Driven mainly by increasing energy prices, October’s year-on-year inflation rate is expected to climb to 10.7 percent in the eurozone, from 9.9 percent in September.
Energy is expected to have the highest annual rate, reaching 41.9 percent in October. The annual rate in September was 40.7 percent.
The prices of food, alcohol and tobacco should register a yearly increase of 13.1 percent in October, compared with 11.8 percent in the previous month.
Non-energy industrial goods should record a year-on-year increase in the price of 6 percent, compared to September’s 5.5 percent; while the price of services should stay stable, going from a yearly increase of 4.3 percent in September to 4.4 percent in October.
“Overall, there is still clear evidence that the second-round effects of the supply-side shocks to the economy keep pushing up inflation despite moderating demand,” Bert Colijn, ING senior economist for the eurozone, commented.
The Baltic countries are hit the hardest by inflation, with 22.4 percent for Estonia, 22 percent for Lithuania and 21.8 percent for Latvia.
While inflation rates are skyrocketing, the eurozone’s economic growth should continue to weaken in the third quarter of this year.
Compared with the previous quarter, Eurostat foresees a 0.2 percent growth of gross domestic product (GDP) for the third quarter of 2022 in both the eurozone and the European Union (EU). In the previous quarter, the GDP growth figures were 0.8 percent for the eurozone and 0.7 percent for the EU.
Latvia, Austria and Belgium recorded negative growth of their GDP, -1.7 percent, -0.1 percent and -0.1 percent, respectively.
Though the recovery of tourism in Spain or a renewed interest in investing in France are seen, this shouldn’t be enough to counter very low consumer confidence — which greatly affects retail sales — higher interest rates and an uncertain economic outlook.

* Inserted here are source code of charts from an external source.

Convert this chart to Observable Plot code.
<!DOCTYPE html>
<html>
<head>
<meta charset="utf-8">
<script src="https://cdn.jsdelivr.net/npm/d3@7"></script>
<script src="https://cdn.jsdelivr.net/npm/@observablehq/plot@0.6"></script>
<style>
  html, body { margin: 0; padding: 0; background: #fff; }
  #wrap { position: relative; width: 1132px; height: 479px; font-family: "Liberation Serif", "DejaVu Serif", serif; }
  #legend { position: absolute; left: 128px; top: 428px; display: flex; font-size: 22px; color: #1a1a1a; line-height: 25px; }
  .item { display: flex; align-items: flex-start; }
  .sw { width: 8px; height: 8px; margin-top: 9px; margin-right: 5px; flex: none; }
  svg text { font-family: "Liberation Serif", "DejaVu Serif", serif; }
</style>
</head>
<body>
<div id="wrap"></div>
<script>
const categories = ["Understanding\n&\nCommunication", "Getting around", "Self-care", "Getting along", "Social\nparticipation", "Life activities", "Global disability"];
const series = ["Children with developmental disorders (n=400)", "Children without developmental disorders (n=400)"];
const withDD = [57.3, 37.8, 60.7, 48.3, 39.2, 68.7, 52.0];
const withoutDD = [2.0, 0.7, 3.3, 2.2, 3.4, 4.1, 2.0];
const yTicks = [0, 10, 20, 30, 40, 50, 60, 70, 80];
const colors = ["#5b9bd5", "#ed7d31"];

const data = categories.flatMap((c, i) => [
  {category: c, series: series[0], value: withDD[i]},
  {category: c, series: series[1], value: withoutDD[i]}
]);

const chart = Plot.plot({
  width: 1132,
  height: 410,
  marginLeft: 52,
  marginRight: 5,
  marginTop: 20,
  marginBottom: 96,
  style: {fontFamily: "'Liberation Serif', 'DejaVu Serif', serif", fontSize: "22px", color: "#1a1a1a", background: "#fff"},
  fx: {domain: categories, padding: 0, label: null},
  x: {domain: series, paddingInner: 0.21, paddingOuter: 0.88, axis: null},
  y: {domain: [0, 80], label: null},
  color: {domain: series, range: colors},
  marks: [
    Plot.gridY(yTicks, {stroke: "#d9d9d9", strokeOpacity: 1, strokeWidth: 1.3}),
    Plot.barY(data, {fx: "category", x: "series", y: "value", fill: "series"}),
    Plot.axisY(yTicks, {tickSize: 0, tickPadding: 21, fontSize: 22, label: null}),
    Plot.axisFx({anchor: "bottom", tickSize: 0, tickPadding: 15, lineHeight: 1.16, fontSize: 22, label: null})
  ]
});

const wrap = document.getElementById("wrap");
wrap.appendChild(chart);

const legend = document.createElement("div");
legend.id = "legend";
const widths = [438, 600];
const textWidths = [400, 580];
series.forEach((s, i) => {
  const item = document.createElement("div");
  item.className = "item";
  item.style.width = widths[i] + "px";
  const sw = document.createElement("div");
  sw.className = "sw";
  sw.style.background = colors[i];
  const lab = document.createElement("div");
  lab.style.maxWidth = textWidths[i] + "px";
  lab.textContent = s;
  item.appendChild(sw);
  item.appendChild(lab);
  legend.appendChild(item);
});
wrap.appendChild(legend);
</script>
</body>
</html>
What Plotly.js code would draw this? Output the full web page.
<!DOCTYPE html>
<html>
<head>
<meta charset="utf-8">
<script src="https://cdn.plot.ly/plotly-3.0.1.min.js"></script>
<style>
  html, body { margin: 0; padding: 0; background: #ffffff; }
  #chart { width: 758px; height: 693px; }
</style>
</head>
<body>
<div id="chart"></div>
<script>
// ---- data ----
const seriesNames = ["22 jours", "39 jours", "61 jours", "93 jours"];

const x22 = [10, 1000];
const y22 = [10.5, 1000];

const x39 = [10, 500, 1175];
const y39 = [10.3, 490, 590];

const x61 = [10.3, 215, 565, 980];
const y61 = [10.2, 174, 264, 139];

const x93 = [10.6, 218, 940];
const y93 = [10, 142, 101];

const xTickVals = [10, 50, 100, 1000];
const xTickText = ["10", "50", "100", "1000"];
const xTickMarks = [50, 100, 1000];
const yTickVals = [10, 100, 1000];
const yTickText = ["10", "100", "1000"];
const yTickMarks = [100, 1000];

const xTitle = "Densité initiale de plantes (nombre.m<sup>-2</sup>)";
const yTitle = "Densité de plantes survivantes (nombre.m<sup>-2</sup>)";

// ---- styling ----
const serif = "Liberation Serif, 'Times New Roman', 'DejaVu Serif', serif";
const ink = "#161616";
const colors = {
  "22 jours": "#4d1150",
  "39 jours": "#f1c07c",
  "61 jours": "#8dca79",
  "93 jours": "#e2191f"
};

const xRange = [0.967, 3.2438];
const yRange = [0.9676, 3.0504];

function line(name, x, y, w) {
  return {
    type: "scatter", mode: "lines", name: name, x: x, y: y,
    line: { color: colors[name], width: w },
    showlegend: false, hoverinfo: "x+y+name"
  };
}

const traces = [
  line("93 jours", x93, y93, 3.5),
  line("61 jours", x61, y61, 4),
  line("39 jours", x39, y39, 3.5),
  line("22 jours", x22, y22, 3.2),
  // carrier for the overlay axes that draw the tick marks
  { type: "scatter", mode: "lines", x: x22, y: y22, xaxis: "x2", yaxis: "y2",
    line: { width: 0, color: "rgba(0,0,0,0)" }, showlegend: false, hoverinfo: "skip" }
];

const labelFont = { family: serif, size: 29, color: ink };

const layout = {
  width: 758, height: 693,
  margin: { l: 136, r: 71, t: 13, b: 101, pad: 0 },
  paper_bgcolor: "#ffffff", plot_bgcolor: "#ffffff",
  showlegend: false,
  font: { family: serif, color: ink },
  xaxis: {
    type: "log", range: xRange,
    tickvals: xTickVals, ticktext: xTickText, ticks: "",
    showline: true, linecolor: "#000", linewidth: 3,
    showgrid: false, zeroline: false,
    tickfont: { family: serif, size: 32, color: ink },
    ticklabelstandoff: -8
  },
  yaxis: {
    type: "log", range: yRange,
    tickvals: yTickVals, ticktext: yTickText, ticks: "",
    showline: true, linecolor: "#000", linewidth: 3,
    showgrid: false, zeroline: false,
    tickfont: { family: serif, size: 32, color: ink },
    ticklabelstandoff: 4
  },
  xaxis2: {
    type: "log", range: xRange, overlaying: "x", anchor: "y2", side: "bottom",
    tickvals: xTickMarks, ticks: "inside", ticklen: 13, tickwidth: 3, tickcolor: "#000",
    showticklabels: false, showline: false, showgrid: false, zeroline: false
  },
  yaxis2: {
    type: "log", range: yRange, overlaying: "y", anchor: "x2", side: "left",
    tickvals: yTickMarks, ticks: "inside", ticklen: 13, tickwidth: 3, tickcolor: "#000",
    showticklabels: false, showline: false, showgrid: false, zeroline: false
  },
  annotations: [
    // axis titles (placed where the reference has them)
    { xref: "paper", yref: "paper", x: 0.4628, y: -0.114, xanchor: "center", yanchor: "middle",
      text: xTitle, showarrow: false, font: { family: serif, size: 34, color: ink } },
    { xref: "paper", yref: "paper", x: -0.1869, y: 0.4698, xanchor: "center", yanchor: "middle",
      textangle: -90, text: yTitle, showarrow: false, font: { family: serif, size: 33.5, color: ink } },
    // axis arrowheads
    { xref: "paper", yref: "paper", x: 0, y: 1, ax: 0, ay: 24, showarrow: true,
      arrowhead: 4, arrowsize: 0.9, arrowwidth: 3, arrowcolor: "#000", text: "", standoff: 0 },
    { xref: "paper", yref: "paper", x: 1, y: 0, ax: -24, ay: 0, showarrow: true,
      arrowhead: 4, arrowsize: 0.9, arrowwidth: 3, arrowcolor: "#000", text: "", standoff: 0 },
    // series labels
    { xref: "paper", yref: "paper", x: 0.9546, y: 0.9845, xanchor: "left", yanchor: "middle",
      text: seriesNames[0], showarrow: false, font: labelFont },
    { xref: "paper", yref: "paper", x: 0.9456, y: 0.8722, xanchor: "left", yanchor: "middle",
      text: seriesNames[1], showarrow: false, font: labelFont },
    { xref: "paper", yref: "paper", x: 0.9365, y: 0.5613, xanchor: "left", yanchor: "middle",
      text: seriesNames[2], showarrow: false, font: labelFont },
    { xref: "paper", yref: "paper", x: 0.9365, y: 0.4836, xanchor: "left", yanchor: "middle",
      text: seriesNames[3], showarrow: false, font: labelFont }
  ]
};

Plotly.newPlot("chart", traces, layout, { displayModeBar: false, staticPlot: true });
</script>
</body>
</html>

“Overall, the picture remains bleak … We therefore still expect the economy to contract over the coming quarters,” Colijn said.
Last week, the European Central Bank (ECB) increased interest rates by 75 basis points to 1.5 percent to keep inflation in check and to bring the inflation rate closer to its two-percent target.
“With economic conditions weakening and a recession in the making for the winter, we think the ECB is going make its next hike somewhat smaller at 50 basis points,” Colijn said.